▶ **EXERCISE DETAILS**: For the listing below, give the count of lines containing "draw", and no other text.
━━ DATA TO USE ━━
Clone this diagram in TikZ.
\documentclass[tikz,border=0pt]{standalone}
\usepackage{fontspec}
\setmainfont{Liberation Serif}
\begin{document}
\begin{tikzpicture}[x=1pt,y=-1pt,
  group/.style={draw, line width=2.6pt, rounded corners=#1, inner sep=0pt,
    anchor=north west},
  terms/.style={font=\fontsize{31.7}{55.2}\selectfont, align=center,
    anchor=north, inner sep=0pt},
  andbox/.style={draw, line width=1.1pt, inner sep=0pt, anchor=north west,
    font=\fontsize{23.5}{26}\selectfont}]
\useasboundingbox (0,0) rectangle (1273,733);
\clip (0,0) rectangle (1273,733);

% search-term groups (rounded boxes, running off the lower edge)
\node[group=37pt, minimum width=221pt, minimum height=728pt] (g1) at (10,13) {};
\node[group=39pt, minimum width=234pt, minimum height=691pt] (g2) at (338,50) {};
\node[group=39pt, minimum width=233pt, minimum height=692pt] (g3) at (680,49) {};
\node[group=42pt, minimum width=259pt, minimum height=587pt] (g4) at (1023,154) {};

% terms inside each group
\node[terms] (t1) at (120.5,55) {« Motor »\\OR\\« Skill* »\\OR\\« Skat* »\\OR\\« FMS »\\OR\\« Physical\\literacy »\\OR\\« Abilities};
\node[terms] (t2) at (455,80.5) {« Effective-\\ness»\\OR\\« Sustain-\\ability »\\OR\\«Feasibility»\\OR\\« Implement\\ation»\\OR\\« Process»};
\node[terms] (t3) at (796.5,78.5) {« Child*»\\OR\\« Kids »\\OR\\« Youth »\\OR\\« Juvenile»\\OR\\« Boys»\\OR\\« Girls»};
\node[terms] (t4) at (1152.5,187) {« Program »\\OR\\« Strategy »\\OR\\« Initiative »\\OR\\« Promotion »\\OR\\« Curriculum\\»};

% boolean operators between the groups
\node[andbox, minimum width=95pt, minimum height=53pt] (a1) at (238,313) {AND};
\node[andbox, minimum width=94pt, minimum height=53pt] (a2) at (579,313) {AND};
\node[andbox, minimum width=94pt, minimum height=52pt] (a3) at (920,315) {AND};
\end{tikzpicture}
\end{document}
━━━
━━ DATA TO USE ━━
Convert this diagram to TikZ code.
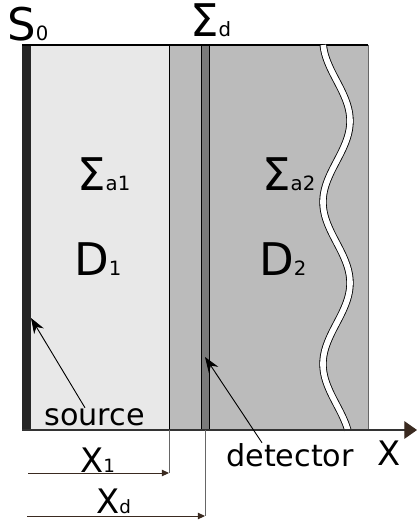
━━━
━━ DATA TO USE ━━
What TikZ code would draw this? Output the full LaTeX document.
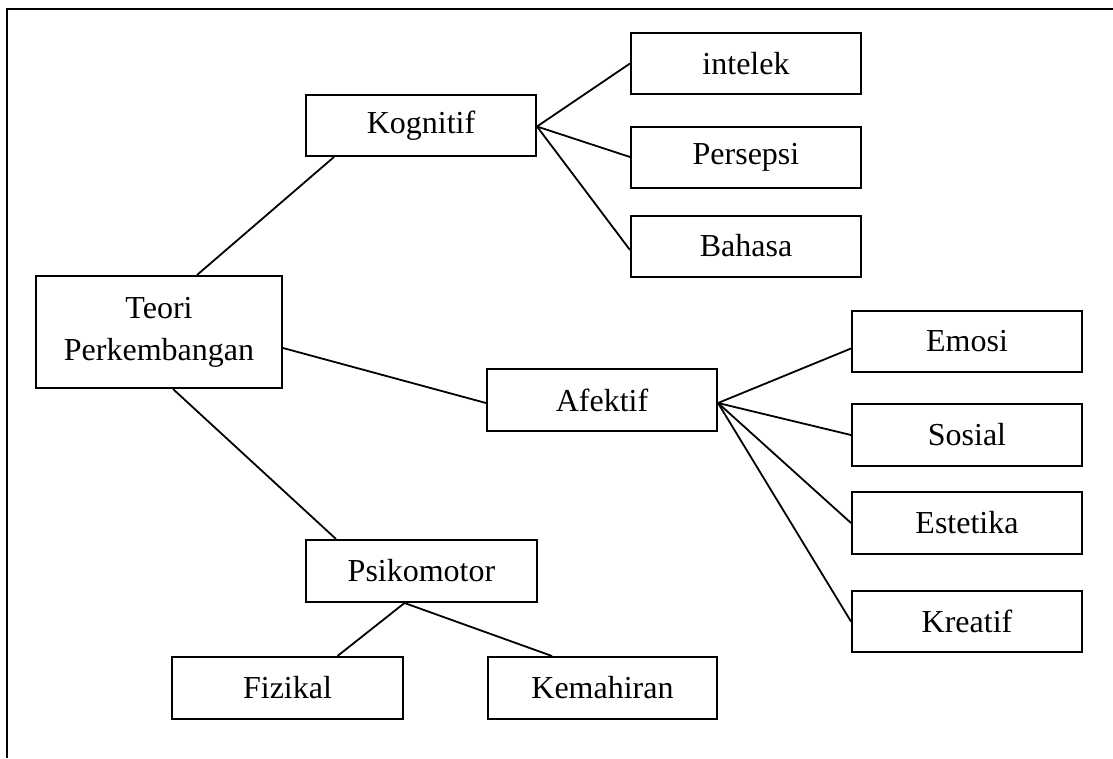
━━━
▶ **TASK ANSWER**: 3